- _PROVIDED MATERIAL_:

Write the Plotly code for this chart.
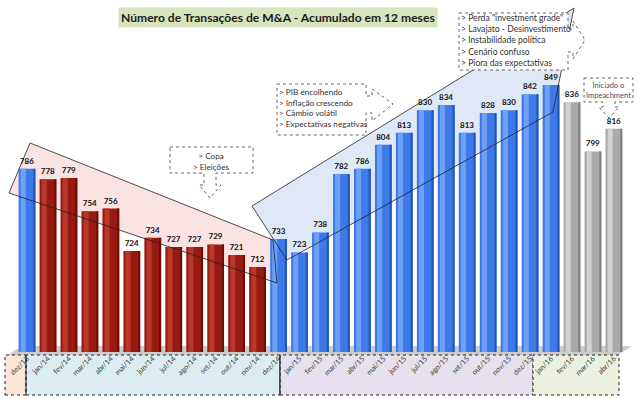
import plotly.graph_objects as go

# ---------------- data ----------------
months = ["dez/13",
          "jan/14", "fev/14", "mar/14", "abr/14", "mai/14", "jun/14",
          "jul/14", "ago/14", "set/14", "out/14", "nov/14", "dez/14",
          "jan/15", "fev/15", "mar/15", "abr/15", "mai/15", "jun/15",
          "jul/15", "ago/15", "set/15", "out/15", "nov/15", "dez/15",
          "jan/16", "fev/16", "mar/16", "abr/16"]
values = [786,
          778, 779, 754, 756, 724, 734, 727, 727, 729, 721, 712, 733,
          723, 738, 782, 786, 804, 813, 830, 834, 813, 828, 830, 842,
          849, 836, 799, 816]
groups = ["blue"] + ["red"] * 11 + ["blue"] * 14 + ["gray"] * 3

title_text = "Número de Transações de M&A - Acumulado em 12 meses"
note_copa = ["> Copa", "> Eleições"]
note_pib = ["> PIB encolhendo", "> Inflação crescendo", "> Câmbio volátil",
            "> Expectativas negativas"]
note_2015 = ['> Perda "investment grade"', "> Lavajato - Desinvestimento",
             "> Instabilidade política", "> Cenário confuso",
             "> Piora das expectativas"]
note_imp = ["Iniciado o", "Impeachment"]

# ---------------- styles ----------------
base_col = {"blue": "#3c7aea", "red": "#981a11", "gray": "#a9a9a9"}
hi_col = {"blue": "#6ea1f5", "red": "#b9372b", "gray": "#d2d2d2"}
dk_col = {"blue": "#2656b4", "red": "#6c0f08", "gray": "#808080"}

W, H = 640, 399
PLOT_H = 352  # plot area height in px (top margin 0)


def X(px):
    return px / W


def Y(py):
    return (PLOT_H - py) / PLOT_H


def path(points):
    s = "M " + " L ".join(f"{X(a):.5f},{Y(b):.5f}" for a, b in points) + " Z"
    return s


fig = go.Figure()

fig.add_bar(x=months, y=values, width=0.8, offset=-0.4,
            marker=dict(color=[base_col[g] for g in groups], line=dict(width=0)),
            text=[str(v) for v in values], textposition="outside",
            textfont=dict(family="Lato", size=8, color="#111111", weight="bold"),
            constraintext="none", cliponaxis=False, hoverinfo="skip")
fig.add_bar(x=months, y=values, width=0.24, offset=-0.3,
            marker=dict(color=[hi_col[g] for g in groups], line=dict(width=0)),
            hoverinfo="skip")
fig.add_bar(x=months, y=values, width=0.1, offset=0.3,
            marker=dict(color=[dk_col[g] for g in groups], line=dict(width=0)),
            hoverinfo="skip")

shapes = []
# floor
shapes.append(dict(type="path", xref="paper", yref="paper", layer="below",
                   path=path([(8, 355), (618, 355), (632, 346), (22, 346)]),
                   fillcolor="#cccccc", line=dict(width=0)))
# trend regions
pink = [(30, 143), (273, 240), (277, 283), (9, 193)]
blue = [(252, 206), (574, 8), (553, 112), (287, 260)]
shapes.append(dict(type="path", xref="paper", yref="paper", layer="below",
                   path=path(pink), fillcolor="#fbe3e3", line=dict(width=0)))
shapes.append(dict(type="path", xref="paper", yref="paper", layer="below",
                   path=path(blue), fillcolor="#dfe8f7", line=dict(width=0)))
for poly in (pink, blue):
    shapes.append(dict(type="path", xref="paper", yref="paper", layer="above",
                       path=path(poly), line=dict(color="#222222", width=0.8)))

# x label boxes
boxes = [(5, 26, "#fbe5d6"), (26, 280, "#dcedf2"), (280, 533, "#e6e1ec"),
         (533, 619, "#ebf0df")]
for x0, x1, c in boxes:
    shapes.append(dict(type="rect", xref="paper", yref="paper", layer="below",
                       x0=X(x0), x1=X(x1), y0=Y(395), y1=Y(355),
                       fillcolor=c, line=dict(color="#222222", width=1, dash="dot")))
for xv in (26, 280):
    shapes.append(dict(type="line", xref="paper", yref="paper",
                       x0=X(xv), x1=X(xv), y0=Y(395), y1=Y(355),
                       line=dict(color="#111111", width=1)))

# callouts
callout_line = dict(color="#666666", width=1, dash="dot")
copa = [(170, 147), (253, 147), (253, 173), (216, 173), (216, 185), (221, 185),
        (210, 198), (199, 185), (204, 185), (204, 173), (170, 173)]
pib = [(277, 84), (366, 84), (366, 96), (372, 96), (372, 89), (393, 104),
       (372, 121), (372, 113), (366, 113), (366, 135), (277, 135)]
top = [(459, 13), (568, 13), (568, 29), (573, 29), (573, 21), (585, 40),
       (573, 59), (573, 52), (568, 52), (568, 70), (459, 70)]
imp = [(584, 78), (633, 78), (633, 102), (615, 102), (615, 107), (619, 107),
       (609, 118), (599, 107), (603, 107), (603, 102), (584, 102)]
for poly in (copa, pib, top, imp):
    shapes.append(dict(type="path", xref="paper", yref="paper", layer="above",
                       path=path(poly), fillcolor="white", line=callout_line))

annotations = [
    dict(text="<b>" + title_text + "</b>", x=X(278), y=Y(17), xref="paper", yref="paper",
         showarrow=False, font=dict(family="Lato", size=12.1, color="#1a1a1a"),
         bgcolor="#d8e4bc", borderpad=2, xanchor="center", yanchor="middle"),
    dict(text="<br>".join(note_copa), x=X(211), y=Y(161), xref="paper", yref="paper",
         showarrow=False, font=dict(family="Lato", size=8.2, color="#333333"),
         align="center", xanchor="center", yanchor="middle"),
    dict(text="<br>".join(note_pib), x=X(277), y=Y(108), xref="paper", yref="paper",
         showarrow=False, font=dict(family="Lato", size=8.2, color="#333333"),
         align="left", xanchor="left", yanchor="middle"),
    dict(text="<br>".join(note_2015), x=X(459), y=Y(41), xref="paper", yref="paper",
         showarrow=False, font=dict(family="Lato", size=8.6, color="#333333"),
         align="left", xanchor="left", yanchor="middle"),
    dict(text="<br>".join(note_imp), x=X(608), y=Y(90), xref="paper", yref="paper",
         showarrow=False, font=dict(family="Lato", size=7.5, color="#4a4a6a"),
         align="center", xanchor="center", yanchor="middle"),
]

fig.update_layout(
    width=W, height=H,
    margin=dict(l=0, r=0, t=0, b=H - PLOT_H, pad=0, autoexpand=False),
    paper_bgcolor="white", plot_bgcolor="rgba(0,0,0,0)",
    barmode="overlay", showlegend=False,
    shapes=shapes, annotations=annotations,
    xaxis=dict(type="category", range=[-1.288, 29.245], showgrid=False,
               zeroline=False, showline=False, ticks="", tickangle=-45,
               automargin=False,
               tickfont=dict(family="Lato", size=7.3, color="#3a3a3a")),
    yaxis=dict(range=[648, 913], visible=False, showgrid=False, zeroline=False,
               automargin=False),
)

fig.write_html("out.html", config={"displayModeBar": False},
               post_script="document.body.style.margin='0px';"
                           "document.body.style.overflow='hidden';")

- _YOUR OBJECTIVE_:
In the data above, please extract the lines from the first one through the line with "import plotly.graph_objects as go", exactly, and keep pictures out.

- _RESPONSE TO THIS TASK_:
Write the Plotly code for this chart.
import plotly.graph_objects as go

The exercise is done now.